In the Florida Keys, lots of porkfishes

WHILE THE FLORIDA GULF COAST HAS BEEN PART OF MY LIFE FOREVER, I’ve only been in the Florida Keys for one brief visit and diving my way down them has long been on my Bucket List. The Juliet, my favorite liveaboard ever, sailed down the Keys in mid-May, from Miami to Key West and I went with it.

On this trip, the Juliet, a three-masted schooner converted into a dive boat, sails out of Miami. At Key West, we tied up for a dinner ashore and a  lovely sunset.

It was a mixed trip – I can never say enough good things about the Juliet’s terrific, and terrifically attentive, crew. There were great dives, featuring wrecks, turtles, stingrays, barracudas.

But high winds – albeit on sunny days – meant poor visibility on some sites and in the end caused us to call off the last two days of diving.

What’s better than a passel of porkfishes? A juvenile.


Saying I saw porkfishes may not sound like much of an achievement, but in 20 years of diving I had never seen more than occasional solitary specimens of this colorful fish. So on this trip I was happy to find them in sizable aggregations.


I’d never seen any highhats, relatives of the oft-encountered spotted drums, anywhere. At the Cayman Salvager wreck near Key West there they were, a whole posse of them.


At Alligator Reef, off Islamorda, we had a great dive, hanging out with a big green turtle, a stingray, the aforementioned porkfishes and an enormous number of grunts. Dives on the 550-foot Vandenberg wreck and on the Benwood Wreck (especially the night dive) were excellent.
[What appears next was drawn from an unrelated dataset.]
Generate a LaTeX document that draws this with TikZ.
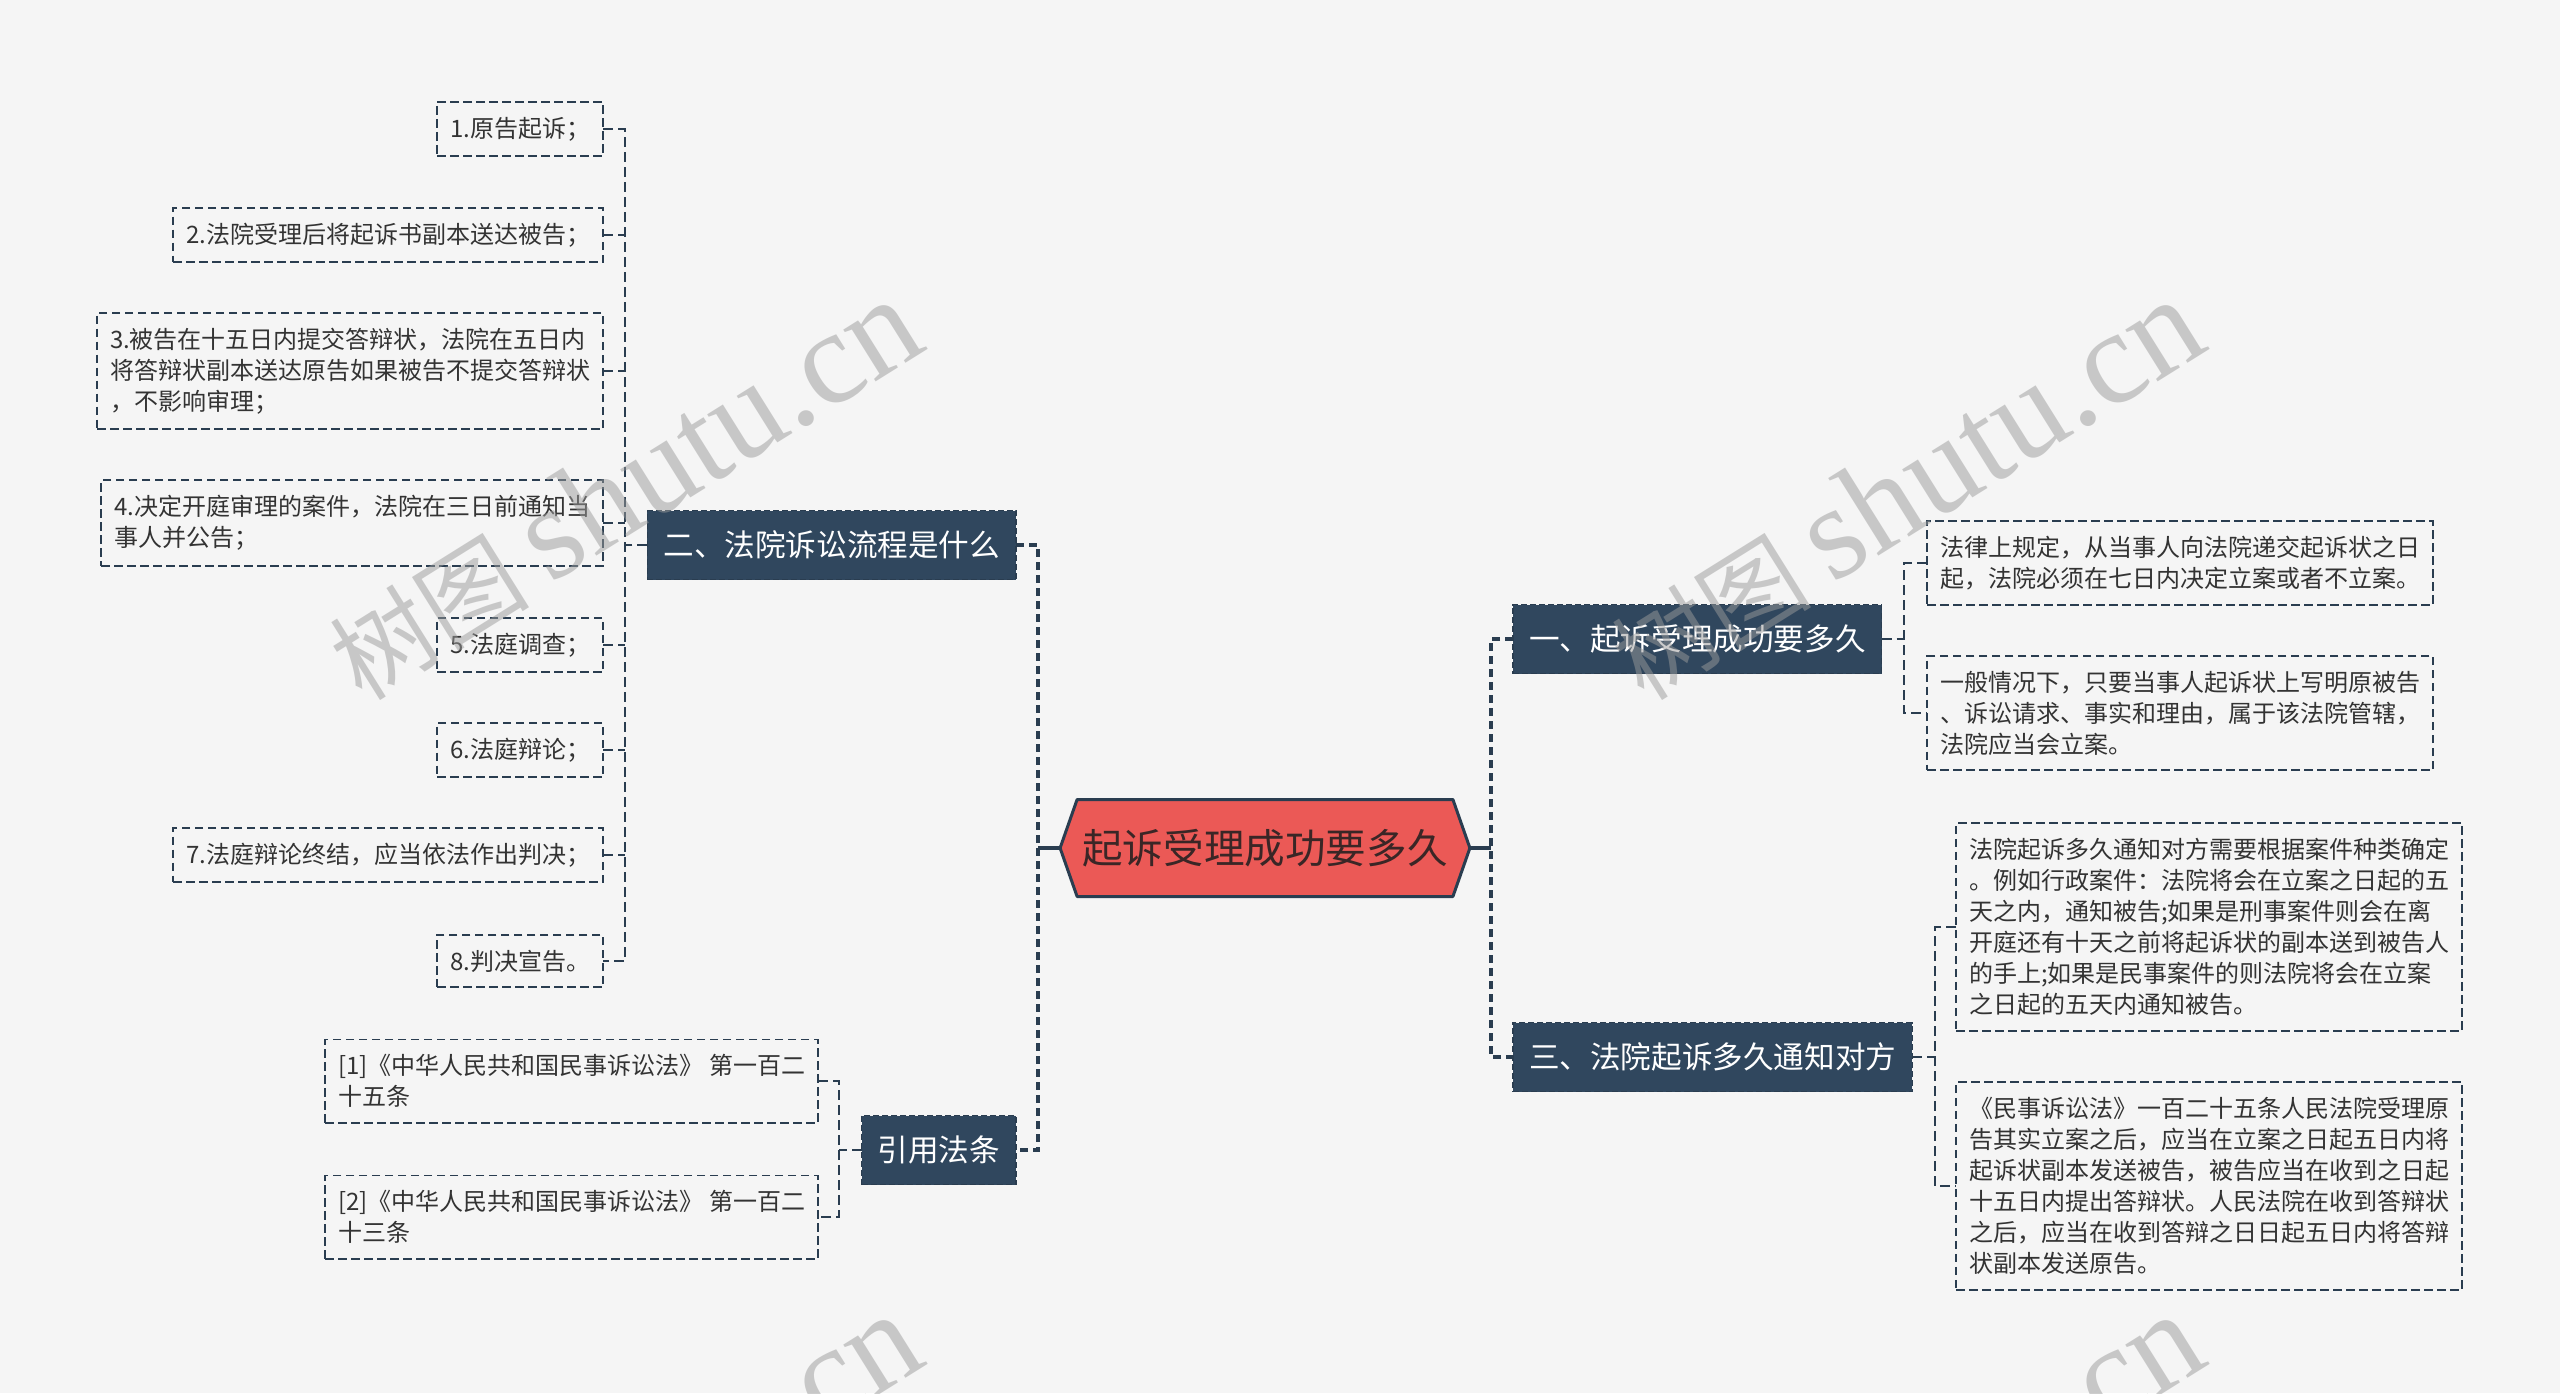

But visibility at Sombrero Reef, Molasses Reef and the Flagler Barge was so poor, due to sediment in the water column, that I had to turn off my camera’s strobes (the light’s reflections on sediment rendered unusable images),  and shoot without them. Sometimes this produced okay images; sometimes it didn’t.

This photo of a black grouper at Sombrero Reef was shot with natural light, strobes turned off. Since color changes underwater, efforts to bring up true colors in processing are only marginally successful.

All told, we got in 10 or 11 dives (some of us skipped the last night dive due to the low viz) on reefs and wrecks. On Wednesday, we motored back to Miami. On Thursday, some of us went to Miami’s new Science Museum, which is primarily and aquarium.

If we had found it, it would have looked like this.


Our introduction to limited visibility came on the first stop out of Miami, at the Neptune Memorial, an artificial reef built by The Neptune Society for subscribers’ cremated remains. Despite two tries from the mooring line, following a general compass course, my dive buddy Ted Nobick and I totally failed to find it.

Like a Walmart Greeter, our southern stingray welcomed us to the Keys

Instead, on a broad sandy bottom, we encountered this friendly southern stingray. Maybe better, since he posed for us for several minutes, fluffing sand and being stingrayish. Unless in this case the fluffing thing was to tell us to go away. It worked; in the end, we did.


Flamingo tongue snails on a sea fan.